職場の厄介な“50代バブル世代”とどう付き合う?プライド高いオヤジのトリセツ
出世の決着がついてしまった世代
しかし彼らには会社員としての賞味期限が近付いているのです。食品に美味しく食べられる「賞味期限」と、まだ食べられる「消費期限」があるように、会社員にもそれはあります。
数々の実績を残し現役の部長として現在もバリバリ仕事をこなしていても、60歳定年という賞味期限を会社は設定しています。更に定年再雇用となっても65〜70歳あたりで消費期限が到来します。
会社員の出世は実質的に45歳くらいで決まりますが、本人が自覚するのにタイムラグがあり、それが50歳あたりです。
「部長のポジションまでなんとか滑り込んだので、あと数年で次のポジションを目指そう」という勝ち残り派、「課長をここまでやってきたが、あと1年で役職定年だ」という時間切れ派、「課長まで届かなかったが、まだまだ現役だ」という実務派、「定年までは上手く流していこう」というセミリタイア派に分かれることになります。
もちろん厄介なのはセミリタイア派です。
バブル世代で最も厄介な「プライドの高い人」
その中でも一番の厄介者は「プライドの高い人」で、おおよそ3タイプが存在します。1つ目は「プライド高い歴の長い人」です。
親や学校の先生、上司から甘やかされて育ってしまい、自分本位で、大物を気取ったり(大物とは思えないけど)、それが一つの人格となってしまっている人。「オレ様系」の中高年バージョンと言えるでしょうか。
2つ目のタイプは、松本さんのように「降職した元管理職」です。会社に入って順調に実績を重ね、主任、課長、部長と出世を重ねてきたが、55歳あたりで会社のルール(55歳あたりで管理職位を後進に譲る役職定年制)で一般社員に降職するパターンの人。
前者は、もはや性格といえるものなので仕方ないところがありますが、このタイプが厄介なのは、管理職時代はとても精力的に頑張っていたのに、降職後はまるで別人のようにローパフォーマーになってしまう人が多いこと。
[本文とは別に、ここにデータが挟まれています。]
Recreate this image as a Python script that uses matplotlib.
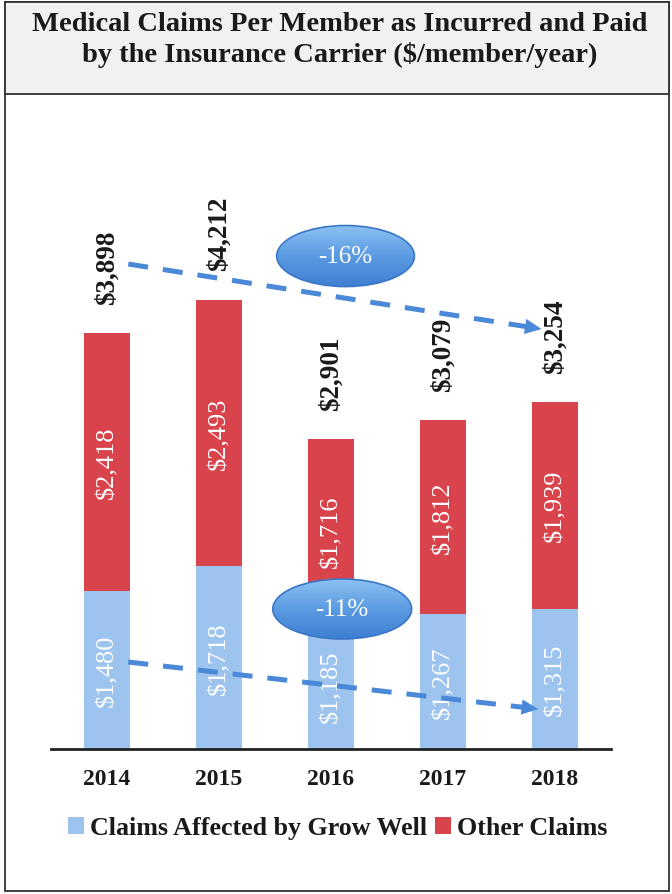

「給与20%下がったんだから働き方も20%落としていいよね」などと捉えているようですが、周囲のメンバーからすると「実際の仕事ぶりは70%以上、下がっているよね」ということを聞きます。
3つ目のタイプは「評価されていないと思っている人」です。こちらは前の2タイプにも当てはまりますが、周囲から「あの人プライド高いよね」と陰口を叩かれる人は、「自分の実力が正当に評価されていない」という思いが普段の言動に現れ、周囲にそう思わせるのです。
こういう人は独善的であったり、協調性がなかったりしますが、自分のことは棚に上げて、陰で他者の批判をする傾向があります。
バブル世代とどう付き合えばいいのか?
「山本君、課長から言われた仕事を断ったんだって? なぜ、『やります』『任せてください』と言わなかったの?」
「松本さん、そんなこと言いますけど、やり切れる自信がないので、受けられませんよ」
「大丈夫だよ。上司というものは部下の能力を見極めて、ちょっとだけ高い課題を出すものなんだ。自分も多くの部下にそうしてきたよ」
「(山本君の心の声)そうかなあ、部長から降ってきた面倒な仕事を僕に丸投げしてるだけだと思うんだけど…」
困ったバブル世代との付き合い方として、次の3つの原則を意識しておきたいところです。まず第1に「人生の先輩に教わる」という姿勢で接することです。
彼らは過去に輝かしい実績を出していたり、いまも使える(はず)の優れた部分があったりするので、そういう実績や能力をリスペクトする姿勢を維持します。
「それってバブル時代の話だよね」という思いは顔に出てしまいますので、「へえ、そんな時代もあったんですね。レジェンド!」でいいのです。自分より何十年か先を生きてきた人ですから、反面教師的なところも含めて素直に耳を傾ける(同意できなくても、聴くだけ、相槌を打つだけでいい)ことで、少なくともあなたへの対応は変わるでしょう。